NEW YORK, Nov 20 (Reuters) - Media General Inc MEG.N shares lost as much as 54 percent of their value on Thursday after a dissident investor sold stock in the newspaper publisher and October classified advertising revenue fell 38 percent.
Hedge fund manager Philip Falcone cut Harbinger Capital Partners’s stake in Media General to 16.67 percent from more than 18 percent, according to a filing with the U.S. Securities and Exchange Commission.
Harbinger got directors elected to Media General and the New York Times (NYT.N) earlier this year after criticizing the management at both companies on their Internet strategies and for not paying enough attention to non-family shareholders.
Media General, which publishes the Tampa Tribune and Richmond Times-Dispatch, along with other papers, has two classes of shares. The second, stronger class is held by the Bryan family. The Ochs-Sulzberger family holds a separate class of shares that give it control of the New York Times Co.
A spokesman for Harbinger had no immediate comment.
Media General’s shares dipped as low as $1.36 from their close of $2.96 on Wednesday. They later recovered to $2.17, still down more than 26 percent.
Publishing division revenue declined 16.9 percent in October, and classified ad revenue fell 38 percent.

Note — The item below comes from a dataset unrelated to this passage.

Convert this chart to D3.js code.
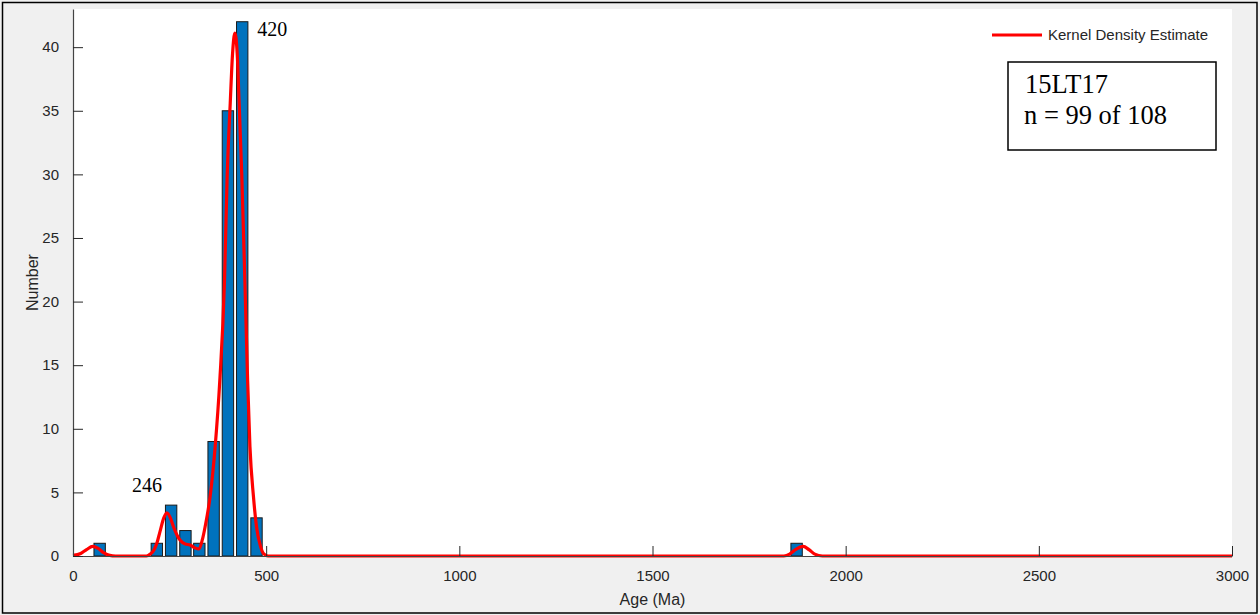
<!DOCTYPE html>
<html>
<head>
<meta charset="utf-8">
<script src="https://cdn.jsdelivr.net/npm/d3@7"></script>
<style>
  body { margin: 0; background: #f0f0f0; }
  svg { display: block; font-family: "Liberation Sans", Arial, Helvetica, sans-serif; }
</style>
</head>
<body>
<div id="chart"></div>
<script>
// histogram bins (centre age, Ma) and counts
var binCenters = [69, 217, 254, 291, 327, 364, 401, 438, 475, 1873];
var binCounts  = [1, 1, 4, 2, 1, 9, 35, 42, 3, 1];
var binWidth = 36.8;

// kernel density estimate
var kdeAge = [0, 20, 35, 51, 65, 80, 95, 110, 190, 200, 210, 217, 225, 235, 243, 252, 260, 270, 277, 290, 303, 315, 326,
              335, 342, 355, 368, 380, 392, 399, 407, 413, 419, 425, 430, 437, 445, 452, 458, 467, 475, 485, 493, 505,
              1840, 1855, 1870, 1890, 1905, 1920, 1940, 3000];
var kdeVal = [0.05, 0.2, 0.5, 0.75, 0.6, 0.25, 0.05, 0, 0, 0.15, 0.5, 1.0, 1.9, 3.0, 3.4, 3.0, 2.3, 1.6, 1.26, 0.95, 0.86, 0.65, 0.55,
              1.3, 2.3, 4.7, 8.6, 13.8, 21.5, 29.8, 35.6, 39.5, 41.1, 39.5, 35.6, 29.8, 21.5, 13.8, 8.6, 4.7, 2.3, 0.8, 0.2, 0,
              0, 0.15, 0.5, 0.75, 0.5, 0.15, 0, 0];

var xTicks = [0, 500, 1000, 1500, 2000, 2500, 3000];
var yTicks = [0, 5, 10, 15, 20, 25, 30, 35, 40];

var peakLabels = [{ age: 420, text: "420", dx: 22, y: 40.9 }, { age: 246, text: "246", dx: -36, y: 5.0 }];

var W = 1260, H = 615;
var margin = { left: 73, right: 28, top: 9, bottom: 59 };

var svg = d3.select("#chart").append("svg").attr("width", W).attr("height", H);

svg.append("rect").attr("x", 0).attr("y", 0).attr("width", W).attr("height", H).attr("fill", "#f0f0f0");
svg.append("rect").attr("x", 2.5).attr("y", 2.5).attr("width", 1254.5).attr("height", 610.5)
    .attr("fill", "none").attr("stroke", "#000").attr("stroke-width", 1.5);

var x = d3.scaleLinear().domain([0, 3000]).range([margin.left, W - margin.right]);
var y = d3.scaleLinear().domain([0, 43]).range([H - margin.bottom, margin.top]);

svg.append("rect")
    .attr("x", x(0)).attr("y", y(43))
    .attr("width", x(3000) - x(0)).attr("height", y(0) - y(43))
    .attr("fill", "#fff");

// bars
var bars = binCenters.map(function (c, i) { return { c: c, n: binCounts[i] }; });
svg.append("g").selectAll("rect").data(bars).enter().append("rect")
    .attr("x", function (d) { return x(d.c - binWidth * 0.4); })
    .attr("y", function (d) { return y(d.n); })
    .attr("width", function (d) { return x(d.c + binWidth * 0.4) - x(d.c - binWidth * 0.4); })
    .attr("height", function (d) { return y(0) - y(d.n); })
    .attr("fill", "#0072bd")
    .attr("stroke", "#1a1a1a")
    .attr("stroke-width", 1);

// kde line
var kde = kdeAge.map(function (a, i) { return { age: a, v: kdeVal[i] }; });
var line = d3.line()
    .x(function (d) { return x(d.age); })
    .y(function (d) { return y(d.v); })
    .curve(d3.curveMonotoneX);
svg.append("path").datum(kde)
    .attr("d", line)
    .attr("fill", "none")
    .attr("stroke", "#ff0000")
    .attr("stroke-width", 3.2)
    .attr("stroke-linejoin", "round");

// axes
var axisColor = "#262626";
var gx = svg.append("g").attr("transform", "translate(0," + y(0) + ")")
    .call(d3.axisBottom(x).tickValues(xTicks).tickFormat(d3.format("d"))
        .tickSizeInner(-10).tickSizeOuter(0).tickPadding(14));
var gy = svg.append("g").attr("transform", "translate(" + x(0) + ",0)")
    .call(d3.axisLeft(y).tickValues(yTicks).tickSizeInner(-10).tickSizeOuter(0).tickPadding(14));
[gx, gy].forEach(function (g) {
    g.select(".domain").attr("stroke", "#444").attr("stroke-width", 1.2);
    g.selectAll(".tick line").attr("stroke", axisColor);
    g.selectAll(".tick text").attr("fill", axisColor)
        .style("font-size", "15px").style("font-family", "'Liberation Sans', Arial, sans-serif");
});

svg.append("text")
    .attr("x", x(1500)).attr("y", 605)
    .attr("text-anchor", "middle")
    .attr("fill", axisColor)
    .style("font-size", "16px")
    .text("Age (Ma)");

svg.append("text")
    .attr("transform", "translate(38," + y(21.5) + ") rotate(-90)")
    .attr("text-anchor", "middle")
    .attr("fill", axisColor)
    .style("font-size", "16px")
    .text("Number");

// peak annotations
svg.append("g").selectAll("text").data(peakLabels).enter().append("text")
    .attr("x", function (d) { return x(d.age) + d.dx; })
    .attr("y", function (d) { return y(d.y); })
    .attr("text-anchor", "start")
    .style("font-family", "'Liberation Serif', 'Times New Roman', serif")
    .style("font-size", "20px")
    .attr("fill", "#000")
    .text(function (d) { return d.text; });

// legend
svg.append("line")
    .attr("x1", 992).attr("x2", 1042).attr("y1", 35).attr("y2", 35)
    .attr("stroke", "#ff0000").attr("stroke-width", 3);
svg.append("text")
    .attr("x", 1048).attr("y", 40)
    .attr("fill", axisColor)
    .style("font-size", "15px")
    .text("Kernel Density Estimate");

// sample info box
svg.append("rect")
    .attr("x", 1008).attr("y", 62).attr("width", 208).attr("height", 88)
    .attr("fill", "#fff").attr("stroke", "#000").attr("stroke-width", 1.5);
var info = svg.append("text")
    .style("font-family", "'Liberation Serif', 'Times New Roman', serif")
    .style("font-size", "26.5px")
    .attr("fill", "#000");
info.append("tspan").attr("x", 1025).attr("y", 93).text("15LT17");
info.append("tspan").attr("x", 1024).attr("y", 124).text("n = 99 of 108");
</script>
</body>
</html>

Tampa, Florida, took a hard hit in classifieds, with help wanted ads down 58.5 percent, real estate advertising revenue down 49 percent and automotive revenue down 48.1 percent.
Overall revenue at Media General, which also owns local television stations and other papers in the southeastern United States, fell 5.8 percent to $85.9 million in October.
The decline was the second lowest monthly percentage decrease in 2008, a positive sign considering the sharper falls that many U.S. newspaper publishers are seeing.
Media General attributed the better performance to $21 million in political advertising revenue in October, the last full month of the U.S. presidential campaign.
Other newspaper publishers’ shares also slid on Thursday, spurred in part by wider market declines brought on by tumult in world financial markets.
Washington Post Co WPO.N shares fell 4.55 percent to $353.65, while New York Times Co (NYT.N) shares fell 3.78 percent to $6.11. McClatchy Co MNI.N, which reported a 20 percent drop in ad revenue in October 2008 compared with October 2007, was down a penny at $1.50. (Reporting by Robert MacMillan, editing by Dave Zimmerman)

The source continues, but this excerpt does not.